* [Task details]
Below are some records. Output the lines from the first one through the line that holds "ctx.textAlign = 'left';", exactly as written, with no pictures.
┄┄┄┄┄┄┄┄┄┄
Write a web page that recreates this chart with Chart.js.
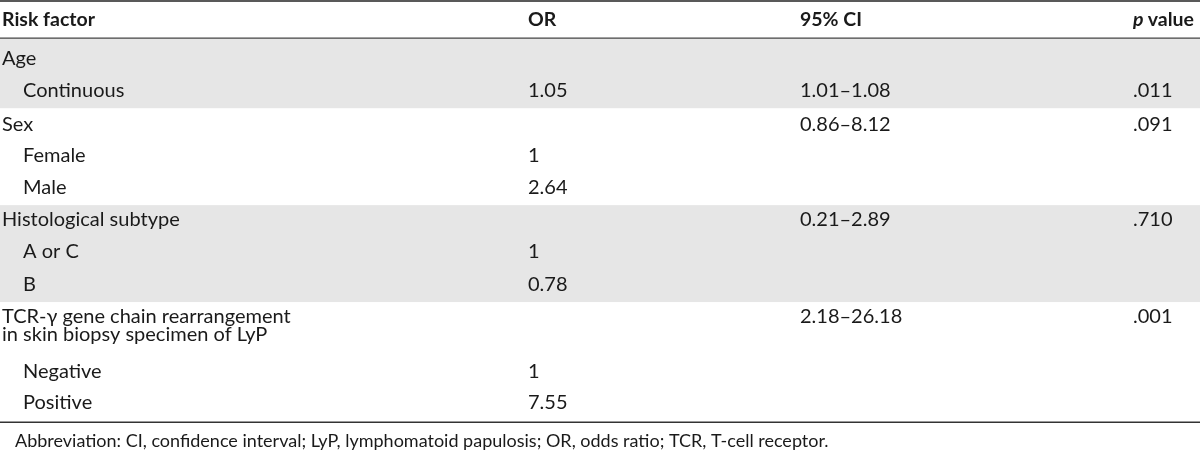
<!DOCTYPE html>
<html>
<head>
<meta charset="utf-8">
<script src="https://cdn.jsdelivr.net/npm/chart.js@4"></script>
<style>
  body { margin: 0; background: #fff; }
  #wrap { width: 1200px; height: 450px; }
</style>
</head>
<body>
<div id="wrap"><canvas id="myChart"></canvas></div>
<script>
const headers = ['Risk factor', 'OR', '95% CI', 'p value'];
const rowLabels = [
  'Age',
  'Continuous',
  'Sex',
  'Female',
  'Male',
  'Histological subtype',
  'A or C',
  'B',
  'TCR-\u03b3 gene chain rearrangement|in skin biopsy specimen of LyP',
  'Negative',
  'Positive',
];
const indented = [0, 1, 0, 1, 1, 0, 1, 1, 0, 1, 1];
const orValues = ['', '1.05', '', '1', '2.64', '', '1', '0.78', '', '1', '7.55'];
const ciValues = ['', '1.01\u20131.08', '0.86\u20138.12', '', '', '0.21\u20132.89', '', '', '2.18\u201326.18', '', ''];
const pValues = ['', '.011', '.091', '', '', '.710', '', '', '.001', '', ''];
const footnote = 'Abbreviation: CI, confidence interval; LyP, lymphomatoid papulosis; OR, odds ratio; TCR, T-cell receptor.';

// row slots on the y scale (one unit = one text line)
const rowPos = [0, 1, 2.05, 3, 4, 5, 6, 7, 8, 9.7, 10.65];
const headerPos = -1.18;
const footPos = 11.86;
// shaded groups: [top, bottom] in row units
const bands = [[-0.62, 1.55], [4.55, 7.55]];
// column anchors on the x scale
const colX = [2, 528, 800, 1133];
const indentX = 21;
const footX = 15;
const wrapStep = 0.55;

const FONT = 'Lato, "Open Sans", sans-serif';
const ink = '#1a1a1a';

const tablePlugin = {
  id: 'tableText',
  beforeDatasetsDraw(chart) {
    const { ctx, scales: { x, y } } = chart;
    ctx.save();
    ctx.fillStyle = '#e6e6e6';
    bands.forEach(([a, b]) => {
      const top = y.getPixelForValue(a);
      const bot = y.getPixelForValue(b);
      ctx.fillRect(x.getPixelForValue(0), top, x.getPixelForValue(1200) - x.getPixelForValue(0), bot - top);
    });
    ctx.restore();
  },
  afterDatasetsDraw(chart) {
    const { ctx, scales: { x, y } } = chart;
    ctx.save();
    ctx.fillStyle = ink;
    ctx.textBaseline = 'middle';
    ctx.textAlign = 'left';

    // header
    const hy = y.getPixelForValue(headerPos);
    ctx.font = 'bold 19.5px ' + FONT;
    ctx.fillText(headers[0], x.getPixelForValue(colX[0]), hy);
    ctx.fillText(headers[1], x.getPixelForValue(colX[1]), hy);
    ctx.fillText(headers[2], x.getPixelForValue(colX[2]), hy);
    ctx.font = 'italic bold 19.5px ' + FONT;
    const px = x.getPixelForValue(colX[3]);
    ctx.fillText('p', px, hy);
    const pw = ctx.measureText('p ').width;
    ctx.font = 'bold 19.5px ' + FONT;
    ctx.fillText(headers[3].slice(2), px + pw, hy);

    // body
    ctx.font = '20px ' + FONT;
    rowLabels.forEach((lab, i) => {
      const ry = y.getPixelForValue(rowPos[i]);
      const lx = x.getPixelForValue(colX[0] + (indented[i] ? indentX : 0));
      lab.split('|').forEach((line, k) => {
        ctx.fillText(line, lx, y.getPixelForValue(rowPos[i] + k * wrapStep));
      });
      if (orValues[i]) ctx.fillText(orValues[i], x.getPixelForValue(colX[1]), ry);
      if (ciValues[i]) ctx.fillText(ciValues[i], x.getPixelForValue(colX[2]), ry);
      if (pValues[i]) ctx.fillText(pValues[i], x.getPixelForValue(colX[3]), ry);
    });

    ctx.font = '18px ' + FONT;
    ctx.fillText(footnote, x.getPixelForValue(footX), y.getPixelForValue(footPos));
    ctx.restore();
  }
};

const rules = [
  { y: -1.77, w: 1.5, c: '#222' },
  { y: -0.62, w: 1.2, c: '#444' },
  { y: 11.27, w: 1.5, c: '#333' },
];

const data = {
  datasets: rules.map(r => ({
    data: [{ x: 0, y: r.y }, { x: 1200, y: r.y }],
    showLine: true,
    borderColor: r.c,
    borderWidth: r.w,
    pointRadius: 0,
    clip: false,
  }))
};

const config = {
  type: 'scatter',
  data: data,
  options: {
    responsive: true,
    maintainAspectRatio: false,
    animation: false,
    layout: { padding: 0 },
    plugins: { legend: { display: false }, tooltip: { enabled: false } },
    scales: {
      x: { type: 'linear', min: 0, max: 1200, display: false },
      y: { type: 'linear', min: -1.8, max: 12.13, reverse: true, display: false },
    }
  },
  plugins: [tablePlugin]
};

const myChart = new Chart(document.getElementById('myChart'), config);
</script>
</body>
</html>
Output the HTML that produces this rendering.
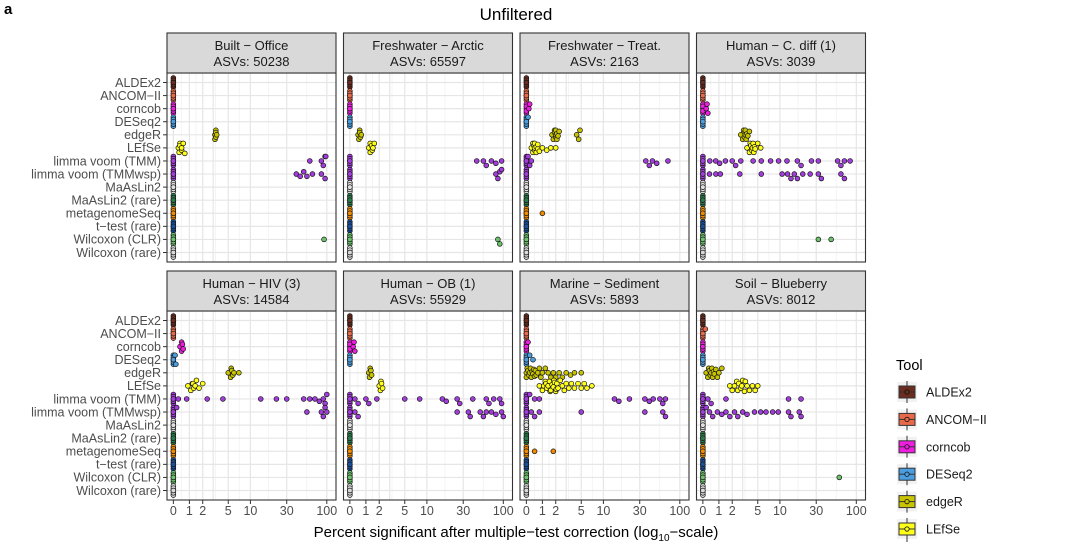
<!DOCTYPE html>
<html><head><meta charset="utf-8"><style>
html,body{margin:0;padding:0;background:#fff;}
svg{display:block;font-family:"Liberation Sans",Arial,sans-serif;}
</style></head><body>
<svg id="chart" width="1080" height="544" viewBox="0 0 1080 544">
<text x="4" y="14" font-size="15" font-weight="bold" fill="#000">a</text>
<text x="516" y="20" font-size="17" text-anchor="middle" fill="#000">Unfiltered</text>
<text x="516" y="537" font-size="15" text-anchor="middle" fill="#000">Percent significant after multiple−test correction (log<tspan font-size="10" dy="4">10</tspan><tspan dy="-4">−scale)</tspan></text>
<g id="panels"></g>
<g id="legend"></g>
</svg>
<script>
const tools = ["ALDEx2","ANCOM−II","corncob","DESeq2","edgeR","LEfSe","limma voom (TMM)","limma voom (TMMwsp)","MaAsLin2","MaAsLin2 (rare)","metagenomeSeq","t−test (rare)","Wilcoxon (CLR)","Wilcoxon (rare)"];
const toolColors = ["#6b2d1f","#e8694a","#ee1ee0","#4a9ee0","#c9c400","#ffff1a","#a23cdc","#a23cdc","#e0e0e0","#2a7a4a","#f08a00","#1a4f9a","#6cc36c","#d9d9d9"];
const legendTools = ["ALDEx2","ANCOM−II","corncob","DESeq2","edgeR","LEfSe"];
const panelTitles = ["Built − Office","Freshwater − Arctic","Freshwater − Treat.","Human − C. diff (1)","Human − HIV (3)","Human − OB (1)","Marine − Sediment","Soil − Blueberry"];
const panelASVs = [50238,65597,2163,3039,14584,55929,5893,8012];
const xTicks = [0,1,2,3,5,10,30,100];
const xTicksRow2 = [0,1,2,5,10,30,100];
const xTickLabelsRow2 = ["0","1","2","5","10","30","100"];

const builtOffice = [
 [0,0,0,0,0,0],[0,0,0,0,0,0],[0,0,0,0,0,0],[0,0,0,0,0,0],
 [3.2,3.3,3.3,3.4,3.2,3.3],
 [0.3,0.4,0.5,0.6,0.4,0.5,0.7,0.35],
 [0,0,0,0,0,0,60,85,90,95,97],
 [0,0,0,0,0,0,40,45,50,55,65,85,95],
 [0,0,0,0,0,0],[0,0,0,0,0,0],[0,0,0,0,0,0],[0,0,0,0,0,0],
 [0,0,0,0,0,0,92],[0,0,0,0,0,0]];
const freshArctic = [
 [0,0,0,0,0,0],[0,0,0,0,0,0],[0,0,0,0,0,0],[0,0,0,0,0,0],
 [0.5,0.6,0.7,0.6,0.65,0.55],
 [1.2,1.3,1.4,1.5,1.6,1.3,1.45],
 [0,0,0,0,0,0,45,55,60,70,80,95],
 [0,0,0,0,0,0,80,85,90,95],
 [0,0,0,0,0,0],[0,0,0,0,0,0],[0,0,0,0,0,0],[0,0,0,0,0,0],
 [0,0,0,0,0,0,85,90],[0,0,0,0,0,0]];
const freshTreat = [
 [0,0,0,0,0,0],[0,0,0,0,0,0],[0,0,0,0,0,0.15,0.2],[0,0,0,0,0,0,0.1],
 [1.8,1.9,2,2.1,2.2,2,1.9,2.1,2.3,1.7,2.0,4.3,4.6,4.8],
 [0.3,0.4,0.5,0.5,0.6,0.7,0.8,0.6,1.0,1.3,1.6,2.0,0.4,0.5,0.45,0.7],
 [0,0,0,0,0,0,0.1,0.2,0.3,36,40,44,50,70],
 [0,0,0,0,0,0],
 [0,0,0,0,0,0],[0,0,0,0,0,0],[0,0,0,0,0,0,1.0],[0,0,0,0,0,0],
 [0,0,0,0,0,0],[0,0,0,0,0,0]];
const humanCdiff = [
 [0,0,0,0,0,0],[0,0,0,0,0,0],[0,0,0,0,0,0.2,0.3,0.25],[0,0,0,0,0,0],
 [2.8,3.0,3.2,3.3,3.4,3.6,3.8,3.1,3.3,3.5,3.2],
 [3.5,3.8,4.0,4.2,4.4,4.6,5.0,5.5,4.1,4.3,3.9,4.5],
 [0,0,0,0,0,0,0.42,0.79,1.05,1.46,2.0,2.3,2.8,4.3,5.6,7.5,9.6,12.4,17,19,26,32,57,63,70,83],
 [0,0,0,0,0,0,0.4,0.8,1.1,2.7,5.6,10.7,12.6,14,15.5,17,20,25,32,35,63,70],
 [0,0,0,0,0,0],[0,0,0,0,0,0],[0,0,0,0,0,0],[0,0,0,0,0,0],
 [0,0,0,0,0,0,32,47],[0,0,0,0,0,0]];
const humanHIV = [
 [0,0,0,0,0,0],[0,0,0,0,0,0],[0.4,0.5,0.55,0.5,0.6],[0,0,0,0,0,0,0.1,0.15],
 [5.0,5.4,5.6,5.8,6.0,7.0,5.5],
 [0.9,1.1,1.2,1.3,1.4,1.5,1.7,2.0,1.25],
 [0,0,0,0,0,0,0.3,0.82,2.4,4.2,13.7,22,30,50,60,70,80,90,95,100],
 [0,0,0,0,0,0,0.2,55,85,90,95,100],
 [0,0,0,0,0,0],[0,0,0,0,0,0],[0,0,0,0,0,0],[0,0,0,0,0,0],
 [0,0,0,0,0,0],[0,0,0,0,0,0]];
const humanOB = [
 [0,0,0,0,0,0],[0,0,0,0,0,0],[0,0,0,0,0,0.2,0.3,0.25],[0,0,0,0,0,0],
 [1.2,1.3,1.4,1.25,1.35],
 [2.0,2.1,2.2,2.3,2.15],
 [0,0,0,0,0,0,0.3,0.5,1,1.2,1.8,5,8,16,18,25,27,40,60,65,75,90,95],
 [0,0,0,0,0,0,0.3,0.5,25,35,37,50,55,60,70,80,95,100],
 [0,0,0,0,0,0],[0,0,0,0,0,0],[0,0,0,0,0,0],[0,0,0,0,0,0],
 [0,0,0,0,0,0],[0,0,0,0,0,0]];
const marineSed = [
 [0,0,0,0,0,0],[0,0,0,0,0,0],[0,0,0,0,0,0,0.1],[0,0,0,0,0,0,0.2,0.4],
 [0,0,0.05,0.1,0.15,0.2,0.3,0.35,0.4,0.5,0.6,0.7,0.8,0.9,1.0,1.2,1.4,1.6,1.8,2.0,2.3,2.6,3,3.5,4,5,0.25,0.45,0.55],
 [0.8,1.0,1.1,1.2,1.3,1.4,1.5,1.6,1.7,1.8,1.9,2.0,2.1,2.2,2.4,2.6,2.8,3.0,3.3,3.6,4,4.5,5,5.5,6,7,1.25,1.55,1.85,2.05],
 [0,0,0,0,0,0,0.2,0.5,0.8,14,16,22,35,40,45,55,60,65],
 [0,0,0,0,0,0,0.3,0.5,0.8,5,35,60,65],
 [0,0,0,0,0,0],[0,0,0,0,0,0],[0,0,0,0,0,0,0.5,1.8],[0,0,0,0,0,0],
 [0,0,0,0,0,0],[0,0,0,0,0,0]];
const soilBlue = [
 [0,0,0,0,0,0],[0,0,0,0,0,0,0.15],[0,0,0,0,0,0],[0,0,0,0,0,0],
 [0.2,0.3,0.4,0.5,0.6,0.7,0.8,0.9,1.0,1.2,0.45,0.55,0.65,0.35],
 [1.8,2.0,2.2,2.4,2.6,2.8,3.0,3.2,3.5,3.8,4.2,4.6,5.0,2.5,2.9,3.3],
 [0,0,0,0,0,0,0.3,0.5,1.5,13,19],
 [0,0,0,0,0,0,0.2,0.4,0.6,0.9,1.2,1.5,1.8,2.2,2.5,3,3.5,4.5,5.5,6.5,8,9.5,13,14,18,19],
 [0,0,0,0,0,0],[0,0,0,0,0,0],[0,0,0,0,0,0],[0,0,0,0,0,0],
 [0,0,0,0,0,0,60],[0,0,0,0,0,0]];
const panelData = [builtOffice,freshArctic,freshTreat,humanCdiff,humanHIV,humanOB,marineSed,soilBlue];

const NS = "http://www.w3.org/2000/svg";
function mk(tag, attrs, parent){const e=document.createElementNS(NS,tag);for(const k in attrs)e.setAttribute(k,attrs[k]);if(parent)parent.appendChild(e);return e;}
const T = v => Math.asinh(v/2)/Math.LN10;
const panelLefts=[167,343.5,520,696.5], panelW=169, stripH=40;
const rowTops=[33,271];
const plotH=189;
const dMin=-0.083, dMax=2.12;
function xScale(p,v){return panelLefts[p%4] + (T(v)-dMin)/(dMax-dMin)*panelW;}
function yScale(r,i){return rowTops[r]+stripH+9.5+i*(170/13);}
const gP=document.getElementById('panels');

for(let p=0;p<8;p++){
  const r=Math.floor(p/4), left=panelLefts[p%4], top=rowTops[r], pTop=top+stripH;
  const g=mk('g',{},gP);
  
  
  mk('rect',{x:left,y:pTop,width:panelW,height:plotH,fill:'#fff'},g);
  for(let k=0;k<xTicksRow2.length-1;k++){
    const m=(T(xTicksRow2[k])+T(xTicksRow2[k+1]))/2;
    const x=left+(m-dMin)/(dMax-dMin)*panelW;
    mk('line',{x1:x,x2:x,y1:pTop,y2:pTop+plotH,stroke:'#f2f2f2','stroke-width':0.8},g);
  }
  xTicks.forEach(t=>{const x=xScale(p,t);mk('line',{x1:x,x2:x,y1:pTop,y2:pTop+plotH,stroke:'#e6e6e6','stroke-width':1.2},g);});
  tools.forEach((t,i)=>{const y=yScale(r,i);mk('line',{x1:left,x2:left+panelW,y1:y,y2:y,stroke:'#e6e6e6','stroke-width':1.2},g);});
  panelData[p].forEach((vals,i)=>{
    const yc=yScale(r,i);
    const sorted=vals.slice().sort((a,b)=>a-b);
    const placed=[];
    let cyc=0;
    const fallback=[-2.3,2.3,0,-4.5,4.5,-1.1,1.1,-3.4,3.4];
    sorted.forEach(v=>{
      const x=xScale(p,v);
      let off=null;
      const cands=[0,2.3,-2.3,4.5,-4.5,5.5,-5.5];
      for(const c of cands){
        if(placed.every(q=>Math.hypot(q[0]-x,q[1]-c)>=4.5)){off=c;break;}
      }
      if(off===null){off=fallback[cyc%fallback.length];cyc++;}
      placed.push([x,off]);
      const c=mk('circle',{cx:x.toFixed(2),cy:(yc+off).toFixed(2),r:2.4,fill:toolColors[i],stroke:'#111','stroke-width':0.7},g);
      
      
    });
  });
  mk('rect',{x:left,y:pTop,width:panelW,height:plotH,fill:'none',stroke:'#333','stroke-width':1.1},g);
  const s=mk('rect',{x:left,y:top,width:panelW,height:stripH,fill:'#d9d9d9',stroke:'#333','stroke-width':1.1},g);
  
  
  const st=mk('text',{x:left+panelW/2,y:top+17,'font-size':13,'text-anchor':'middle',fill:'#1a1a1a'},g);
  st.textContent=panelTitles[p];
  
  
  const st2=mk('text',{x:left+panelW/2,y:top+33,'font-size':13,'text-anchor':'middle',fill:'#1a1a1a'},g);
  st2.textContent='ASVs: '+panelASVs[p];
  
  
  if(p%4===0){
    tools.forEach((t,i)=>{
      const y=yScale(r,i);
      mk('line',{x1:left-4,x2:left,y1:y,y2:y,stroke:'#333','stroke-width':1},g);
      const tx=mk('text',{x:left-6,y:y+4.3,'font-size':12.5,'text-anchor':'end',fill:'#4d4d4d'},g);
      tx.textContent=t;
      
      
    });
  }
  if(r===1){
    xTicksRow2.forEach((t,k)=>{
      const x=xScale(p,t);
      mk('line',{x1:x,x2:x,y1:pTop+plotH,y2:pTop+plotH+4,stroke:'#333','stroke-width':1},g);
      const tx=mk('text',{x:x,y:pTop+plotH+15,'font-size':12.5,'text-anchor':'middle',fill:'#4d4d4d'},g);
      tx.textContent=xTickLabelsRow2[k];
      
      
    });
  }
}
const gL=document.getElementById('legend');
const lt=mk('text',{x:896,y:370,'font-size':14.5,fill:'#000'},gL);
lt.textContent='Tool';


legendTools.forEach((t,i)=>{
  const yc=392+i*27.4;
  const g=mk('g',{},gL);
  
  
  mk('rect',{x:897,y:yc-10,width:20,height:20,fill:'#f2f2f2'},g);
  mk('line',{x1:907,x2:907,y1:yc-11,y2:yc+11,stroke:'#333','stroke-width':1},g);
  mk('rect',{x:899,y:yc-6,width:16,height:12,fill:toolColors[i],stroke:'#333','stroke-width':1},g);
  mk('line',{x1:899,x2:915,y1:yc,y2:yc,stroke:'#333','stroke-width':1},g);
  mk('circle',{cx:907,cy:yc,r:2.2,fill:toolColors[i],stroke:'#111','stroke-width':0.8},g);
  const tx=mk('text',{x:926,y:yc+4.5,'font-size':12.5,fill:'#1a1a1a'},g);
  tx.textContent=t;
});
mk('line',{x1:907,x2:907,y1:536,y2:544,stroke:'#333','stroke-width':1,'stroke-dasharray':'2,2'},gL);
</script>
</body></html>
┄┄┄┄┄┄┄┄┄┄
* [Written answer]
Write a web page that recreates this chart with Chart.js.
<!DOCTYPE html>
<html>
<head>
<meta charset="utf-8">
<script src="https://cdn.jsdelivr.net/npm/chart.js@4"></script>
<style>
  body { margin: 0; background: #fff; }
  #wrap { width: 1200px; height: 450px; }
</style>
</head>
<body>
<div id="wrap"><canvas id="myChart"></canvas></div>
<script>
const headers = ['Risk factor', 'OR', '95% CI', 'p value'];
const rowLabels = [
  'Age',
  'Continuous',
  'Sex',
  'Female',
  'Male',
  'Histological subtype',
  'A or C',
  'B',
  'TCR-\u03b3 gene chain rearrangement|in skin biopsy specimen of LyP',
  'Negative',
  'Positive',
];
const indented = [0, 1, 0, 1, 1, 0, 1, 1, 0, 1, 1];
const orValues = ['', '1.05', '', '1', '2.64', '', '1', '0.78', '', '1', '7.55'];
const ciValues = ['', '1.01\u20131.08', '0.86\u20138.12', '', '', '0.21\u20132.89', '', '', '2.18\u201326.18', '', ''];
const pValues = ['', '.011', '.091', '', '', '.710', '', '', '.001', '', ''];
const footnote = 'Abbreviation: CI, confidence interval; LyP, lymphomatoid papulosis; OR, odds ratio; TCR, T-cell receptor.';

// row slots on the y scale (one unit = one text line)
const rowPos = [0, 1, 2.05, 3, 4, 5, 6, 7, 8, 9.7, 10.65];
const headerPos = -1.18;
const footPos = 11.86;
// shaded groups: [top, bottom] in row units
const bands = [[-0.62, 1.55], [4.55, 7.55]];
// column anchors on the x scale
const colX = [2, 528, 800, 1133];
const indentX = 21;
const footX = 15;
const wrapStep = 0.55;

const FONT = 'Lato, "Open Sans", sans-serif';
const ink = '#1a1a1a';

const tablePlugin = {
  id: 'tableText',
  beforeDatasetsDraw(chart) {
    const { ctx, scales: { x, y } } = chart;
    ctx.save();
    ctx.fillStyle = '#e6e6e6';
    bands.forEach(([a, b]) => {
      const top = y.getPixelForValue(a);
      const bot = y.getPixelForValue(b);
      ctx.fillRect(x.getPixelForValue(0), top, x.getPixelForValue(1200) - x.getPixelForValue(0), bot - top);
    });
    ctx.restore();
  },
  afterDatasetsDraw(chart) {
    const { ctx, scales: { x, y } } = chart;
    ctx.save();
    ctx.fillStyle = ink;
    ctx.textBaseline = 'middle';
    ctx.textAlign = 'left';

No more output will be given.